Puis, lorsqu’il a fallu s’investir davantage, il n’a pas hésité à reconquérir cette Casbah d’Alger, devenue repaire des terroristes, par la démocratie et par le droit, en se présentant à de multiples élections qu’il remportait toujours, grâce à l’attachement que lui portait la population…

La Très Sainte Vierge Marie à laquelle il vouait une dévotion particulière, que ce soit à Notre Dame d’Afrique ou à Notre Dame de la Garde, a toujours veillé sur lui…

En Algérie, par deux fois, il a échappé à une mort certaine. Une première fois lors d’un attentat, une balle tirée à bout touchant dans la nuque ressortie par la joue, attentat qui l’a laissé handicapé du côté droit. Une seconde fois où, victime d’un enlèvement à son domicile, il a été sauvé in extremis par l’intervention de ce petit peuple qu’il aimait tant.

En France, il a continué à œuvrer pour le bien de ses compatriotes, et ceci dans la droiture et contre le mensonge, fut-il d’Etat.

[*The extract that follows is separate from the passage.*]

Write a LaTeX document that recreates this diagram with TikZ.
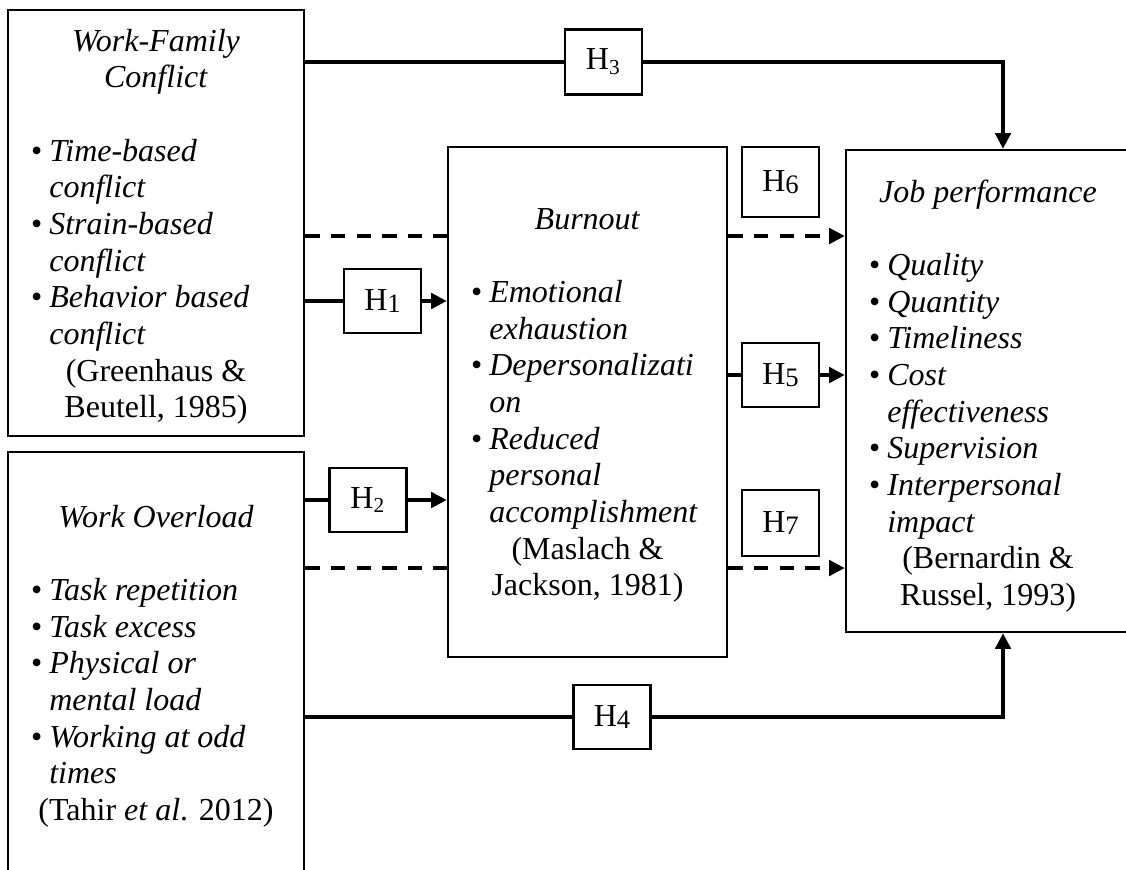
\documentclass[tikz,border=0pt]{standalone}
\usepackage{fontspec}
\setmainfont{Liberation Serif}
\usetikzlibrary{arrows.meta}
\newcommand{\bx}{\leavevmode\llap{\textbullet\hspace{2.6pt}}}
\newcommand{\Hs}[1]{H{\fontsize{10}{10}\selectfont\raisebox{-0.9pt}{#1}}}
\newcommand{\Hsub}[1]{H\textsubscript{#1}}
\newcommand{\ctr}[1]{{\centering #1\par}}
\newcommand{\blist}[1]{{\raggedright\leftskip=15.5pt #1\par}}
\newcommand{\gapline}{\mbox{}\par}
\newcommand{\boxtext}[2]{\parbox[t]{#1}{\fontsize{12pt}{13.76pt}\selectfont #2}}
\tikzset{
  bigbox/.style={draw, line width=1pt, inner sep=0pt, fill=none},
  hbox/.style={draw, line width=1pt, inner sep=0pt, fill=white,
    minimum width=28.875pt, minimum height=24pt, font=\fontsize{12pt}{14pt}\selectfont},
  txt/.style={anchor=base west, inner sep=0pt, outer sep=0pt},
  conn/.style={line width=1.25pt},
  arr/.style={conn, -{Triangle[length=5.8pt,width=5.8pt]}},
  dsh/.style={conn, dash pattern=on 5.4pt off 4.2pt},
  dsharr/.style={dsh, -{Triangle[length=5.8pt,width=5.8pt]}}
}
\begin{document}
\begin{tikzpicture}[x=0.375pt, y=-0.375pt]
\useasboundingbox (0,0) rectangle (1126,869);
\fill[white] (0,0) rectangle (1126,869);
\clip (0,0) rectangle (1126,869);

% main boxes
\node[bigbox, minimum width=111pt, minimum height=159.75pt] (WFC) at (156,223) {};
\node[bigbox, minimum width=111pt, minimum height=175.5pt] (WO) at (156,686) {};
\node[bigbox, minimum width=104.625pt, minimum height=191.25pt] (Burn) at (587.5,402) {};
\node[bigbox, minimum width=106.5pt, minimum height=180.75pt] (JP) at (988,391) {};

% texts
\node[txt] (WFCt) at (8,51) {\boxtext{111pt}{%
  \ctr{\textit{Work-Family}\\\textit{Conflict}}%
  \gapline
  \blist{\bx\textit{Time-based}\\\textit{conflict}\\\bx\textit{Strain-based}\\\textit{conflict}\\\bx\textit{Behavior based}\\\textit{conflict}}%
  \ctr{(Greenhaus \&\\Beutell, 1985)}}};

\node[txt] (WOt) at (8,527) {\boxtext{111pt}{%
  \ctr{\textit{Work Overload}}%
  \gapline
  \blist{\bx\textit{Task repetition}\\\bx\textit{Task excess}\\\bx\textit{Physical or}\\\textit{mental load}\\\bx\textit{Working at odd}\\\textit{times}}%
  \ctr{(Tahir \textit{et al}. 2012)}}};

\node[txt] (Burnt) at (448,229) {\boxtext{104.625pt}{%
  \ctr{\textit{Burnout}}%
  \gapline
  \blist{\bx\textit{Emotional}\\\textit{exhaustion}\\\bx\textit{Depersonalizati}\\\textit{on}\\\bx\textit{Reduced}\\\textit{personal}\\\textit{accomplishment}}%
  \ctr{(Maslach \&\\Jackson, 1981)}}};

\node[txt] (JPt) at (846,202) {\boxtext{106.5pt}{%
  \ctr{\textit{Job performance}}%
  \gapline
  \blist{\bx\textit{Quality}\\\bx\textit{Quantity}\\\bx\textit{Timeliness}\\\bx\textit{Cost}\\\textit{effectiveness}\\\bx\textit{Supervision}\\\bx\textit{Interpersonal}\\\textit{impact}}%
  \ctr{(Bernardin \&\\Russel, 1993)}}};

% hypothesis boxes
\node[hbox] (H1) at (382.5,301) {\Hs{1}};
\node[hbox] (H2) at (368,500) {\Hsub{2}};
\node[hbox, minimum height=24.4pt] (H3) at (603.5,62) {\Hsub{3}};
\node[hbox] (H4) at (612,717) {\Hs{4}};
\node[hbox] (H5) at (780.5,375) {\Hs{5}};
\node[hbox, minimum height=26.25pt] (H6) at (780.5,182) {\Hs{6}};
\node[hbox, minimum height=24.75pt] (H7) at (780.5,523) {\Hs{7}};

% helper coordinates
\coordinate (jx) at (1003,0);
\coordinate (d1) at (0,236);
\coordinate (d2) at (0,568);

% connectors
\draw[conn] (WFC.east |- H3.west) -- (H3.west);
\draw[arr] (H3.east) -| (JP.north -| jx);

\draw[conn] (WFC.east |- H1.west) -- (H1.west);
\draw[arr] (H1.east) -- (Burn.west |- H1.east);

\draw[conn] (WO.east |- H2.west) -- (H2.west);
\draw[arr] (H2.east) -- (Burn.west |- H2.east);

\draw[conn] (WO.east |- H4.west) -- (H4.west);
\draw[arr] (H4.east) -| (JP.south -| jx);

\draw[conn] (Burn.east |- H5.west) -- (H5.west);
\draw[arr] (H5.east) -- (JP.west |- H5.east);

\draw[dsh] (WFC.east |- d1) -- (Burn.west |- d1);
\draw[dsharr] (Burn.east |- d1) -- (JP.west |- d1);

\draw[dsh] (WO.east |- d2) -- (Burn.west |- d2);
\draw[dsharr] (Burn.east |- d2) -- (JP.west |- d2);
\end{tikzpicture}
\end{document}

C’est l’amour du pays perdu qui l’a poussé à prendre la tête de notre mouvement, VERITAS, devenu, grâce à lui, un monument, j’en veux pour preuve l’affluence de ses amis dans cette église…

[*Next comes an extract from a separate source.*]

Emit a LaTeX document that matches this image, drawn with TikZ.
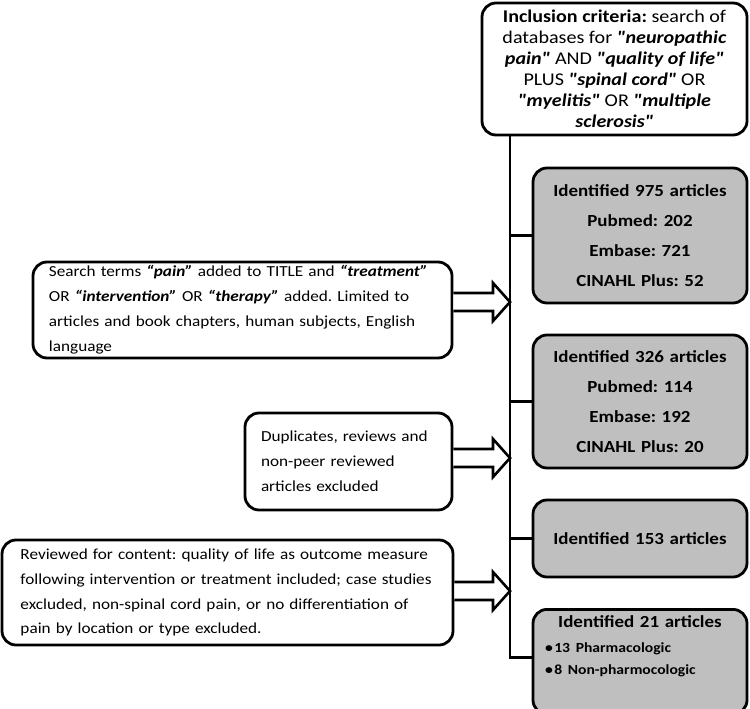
\documentclass[tikz,border=0pt]{standalone}
\usepackage{fontspec}
\setmainfont{Carlito}[Ligatures=TeXOff, FakeStretch=1.12]
\usetikzlibrary{calc}
\newcommand{\bi}[1]{\textbf{\textit{#1}}}
\frenchspacing

\begin{document}
\begin{tikzpicture}[x=1bp, y=-1bp,
    box/.style={draw, line width=2.8bp, rounded corners=14bp, fill=white, inner sep=0pt},
    leftbox/.style={box, align=left, font=\fontsize{15.4}{25}\selectfont},
    countbox/.style={box, fill=black!25, align=center, text width=204bp, font=\bfseries\fontsize{17}{30}\selectfont},
    trunk/.style={line width=2.8bp},
    fatarrow/.style={line width=2.6bp, fill=white, line join=miter}]
\useasboundingbox (0,0) rectangle (750,709);
\node[box, align=center, minimum width=265bp, minimum height=132bp, font=\fontsize{18}{21}\selectfont] (top) at (614.5,69)
    {\textbf{Inclusion criteria:} search of\\ databases for \bi{"neuropathic}\\ \bi{pain"} AND \bi{"quality of life"}\\ PLUS \bi{"spinal cord"} OR\\ \bi{"myelitis"} OR \bi{"multiple}\\ \bi{sclerosis"}};
\node[countbox, minimum width=214bp, minimum height=135bp] (r1) at (640,235.5)
    {Identified 975 articles\\ Pubmed: 202\\ Embase: 721\\ CINAHL Plus: 52};
\node[countbox, minimum width=214bp, minimum height=133bp] (r2) at (640,401.5)
    {Identified 326 articles\\ Pubmed: 114\\ Embase: 192\\ CINAHL Plus: 20};
\node[countbox, minimum width=214bp, minimum height=77bp] (r3) at (640,538.5)
    {Identified 153 articles};
\node[countbox, minimum width=214bp, minimum height=99bp, anchor=north, font=\bfseries\fontsize{17}{22}\selectfont, inner ysep=6bp] (r4) at (640,608)
    {Identified 21 articles\\[3bp]
     \makebox[190bp][l]{\fontsize{14}{22}\selectfont\textbullet\hspace{1.5bp}13 Pharmacologic}\\
     \makebox[190bp][l]{\fontsize{14}{22}\selectfont\textbullet\hspace{1.5bp}8 Non-pharmocologic}\\[12bp]\mbox{}};
\node[leftbox, minimum width=419bp, minimum height=96bp, text width=387bp] (l1) at (242.5,310)
    {Search terms \bi{“pain”} added to TITLE and \bi{“treatment”}\\ OR \bi{“intervention”} OR \bi{“therapy”} added. Limited to\\ articles and book chapters, human subjects, English\\ language};
\node[leftbox, minimum width=207bp, minimum height=97bp, text width=175bp] (l2) at (348.5,461.5)
    {Duplicates, reviews and\\ non-peer reviewed\\ articles excluded};
\node[leftbox, minimum width=451bp, minimum height=105bp, text width=414bp] (l3) at (227.5,592.5)
    {Reviewed for content: quality of life as outcome measure\\ following intervention or treatment included; case studies\\ excluded, non-spinal cord pain, or no differentiation of\\ pain by location or type excluded.};
\coordinate (foot) at (510,657.5);
\coordinate (a1) at (510,302);
\coordinate (a2) at (510,458);
\coordinate (a3) at (510,591);
\draw[trunk] (top.south -| foot) -- (foot) -- (r4.west |- foot);
\foreach \r in {r1,r2,r3}
  \draw[trunk] (\r.west) -- (\r.west -| foot);
\foreach \src/\tip in {l1/a1, l2/a2, l3/a3}
  \draw[fatarrow] ($(\src.east |- \tip)+(0,-9)$) -- ($(\tip)+(-17,-9)$) -- ++(0,-10) -- (\tip)
    -- ($(\tip)+(-17,19)$) -- ++(0,-10) -- ($(\src.east |- \tip)+(0,9)$);
\end{tikzpicture}
\end{document}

Il a toujours combattu pour la vérité, montrant à ses compatriotes le droit chemin qu’ils devaient prendre sans jamais s’encombrer de préjugés ou de fausse culpabilisation…

Il est resté jusqu’à son dernier souffle, comme il l’a écrit dans son dernier texte, droit dans ses idées comme dans son comportement, tisonnant toujours les cendres encore brûlantes du grand incendie allumé par un pyromane aujourd’hui encensé par la nation pour avoir détruit ce qu’il avait pour mission de préserver !

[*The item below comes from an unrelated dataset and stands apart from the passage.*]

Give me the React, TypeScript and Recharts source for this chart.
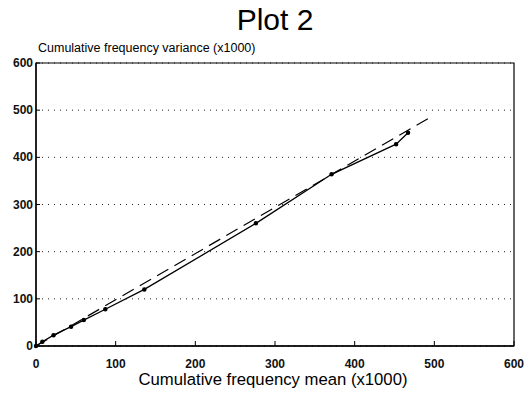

J’implore la Très Sainte Vierge Marie et tous les Saints d’accueillir à bras ouverts au Paradis cet homme sans tache, ce pur fils de Dieu, ce défenseur des Droits de l’Homme, qui restera pour moi, à tout jamais, dans ce monde ou dans l’autre, le frère bien-aimé qui a guidé toute ma vie vers le courage, la sincérité et le don de soi…

Qu’il soit, dès aujourd’hui, auréolé par le Lumière Divine, ce frère de cœur que je remercie la vie de m’avoir donné.